▸ **WHAT YOU NEED TO DO**
Write the material out again in full, word for word. Do not include the pictures.

** Start DATASET CONTENT **

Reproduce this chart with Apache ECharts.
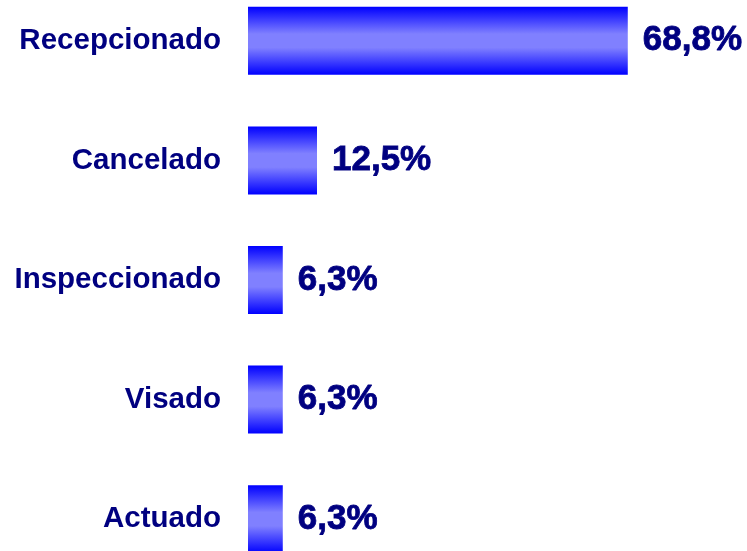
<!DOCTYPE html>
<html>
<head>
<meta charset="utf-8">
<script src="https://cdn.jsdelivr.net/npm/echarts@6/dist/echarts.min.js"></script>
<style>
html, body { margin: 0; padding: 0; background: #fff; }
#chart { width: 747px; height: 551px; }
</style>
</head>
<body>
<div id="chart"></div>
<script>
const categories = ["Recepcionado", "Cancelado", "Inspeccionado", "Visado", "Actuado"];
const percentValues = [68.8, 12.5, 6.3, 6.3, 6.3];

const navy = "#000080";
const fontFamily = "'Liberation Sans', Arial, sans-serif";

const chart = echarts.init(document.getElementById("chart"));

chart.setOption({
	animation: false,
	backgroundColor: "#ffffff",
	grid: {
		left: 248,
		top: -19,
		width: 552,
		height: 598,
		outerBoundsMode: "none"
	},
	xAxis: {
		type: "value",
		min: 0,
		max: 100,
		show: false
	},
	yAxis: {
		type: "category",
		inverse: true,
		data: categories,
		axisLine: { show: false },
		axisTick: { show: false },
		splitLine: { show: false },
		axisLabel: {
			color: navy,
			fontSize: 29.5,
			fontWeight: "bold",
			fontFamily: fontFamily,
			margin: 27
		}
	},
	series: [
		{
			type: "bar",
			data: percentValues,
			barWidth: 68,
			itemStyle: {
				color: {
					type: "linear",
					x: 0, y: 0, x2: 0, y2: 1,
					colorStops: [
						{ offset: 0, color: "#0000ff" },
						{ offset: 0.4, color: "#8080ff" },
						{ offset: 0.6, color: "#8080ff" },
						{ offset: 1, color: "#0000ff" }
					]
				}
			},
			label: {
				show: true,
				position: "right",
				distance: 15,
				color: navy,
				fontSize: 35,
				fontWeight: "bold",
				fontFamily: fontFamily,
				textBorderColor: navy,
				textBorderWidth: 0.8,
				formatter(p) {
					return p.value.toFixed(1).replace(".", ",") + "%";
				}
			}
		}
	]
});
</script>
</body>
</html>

** End DATASET CONTENT **

▸ **ANSWER FOR THE TASK**
Reproduce this chart with Apache ECharts.
<!DOCTYPE html>
<html>
<head>
<meta charset="utf-8">
<script src="https://cdn.jsdelivr.net/npm/echarts@6/dist/echarts.min.js"></script>
<style>
html, body { margin: 0; padding: 0; background: #fff; }
#chart { width: 747px; height: 551px; }
</style>
</head>
<body>
<div id="chart"></div>
<script>
const categories = ["Recepcionado", "Cancelado", "Inspeccionado", "Visado", "Actuado"];
const percentValues = [68.8, 12.5, 6.3, 6.3, 6.3];

const navy = "#000080";
const fontFamily = "'Liberation Sans', Arial, sans-serif";

const chart = echarts.init(document.getElementById("chart"));

chart.setOption({
	animation: false,
	backgroundColor: "#ffffff",
	grid: {
		left: 248,
		top: -19,
		width: 552,
		height: 598,
		outerBoundsMode: "none"
	},
	xAxis: {
		type: "value",
		min: 0,
		max: 100,
		show: false
	},
	yAxis: {
		type: "category",
		inverse: true,
		data: categories,
		axisLine: { show: false },
		axisTick: { show: false },
		splitLine: { show: false },
		axisLabel: {
			color: navy,
			fontSize: 29.5,
			fontWeight: "bold",
			fontFamily: fontFamily,
			margin: 27
		}
	},
	series: [
		{
			type: "bar",
			data: percentValues,
			barWidth: 68,
			itemStyle: {
				color: {
					type: "linear",
					x: 0, y: 0, x2: 0, y2: 1,
					colorStops: [
						{ offset: 0, color: "#0000ff" },
						{ offset: 0.4, color: "#8080ff" },
						{ offset: 0.6, color: "#8080ff" },
						{ offset: 1, color: "#0000ff" }
					]
				}
			},
			label: {
				show: true,
				position: "right",
				distance: 15,
				color: navy,
				fontSize: 35,
				fontWeight: "bold",
				fontFamily: fontFamily,
				textBorderColor: navy,
				textBorderWidth: 0.8,
				formatter(p) {
					return p.value.toFixed(1).replace(".", ",") + "%";
				}
			}
		}
	]
});
</script>
</body>
</html>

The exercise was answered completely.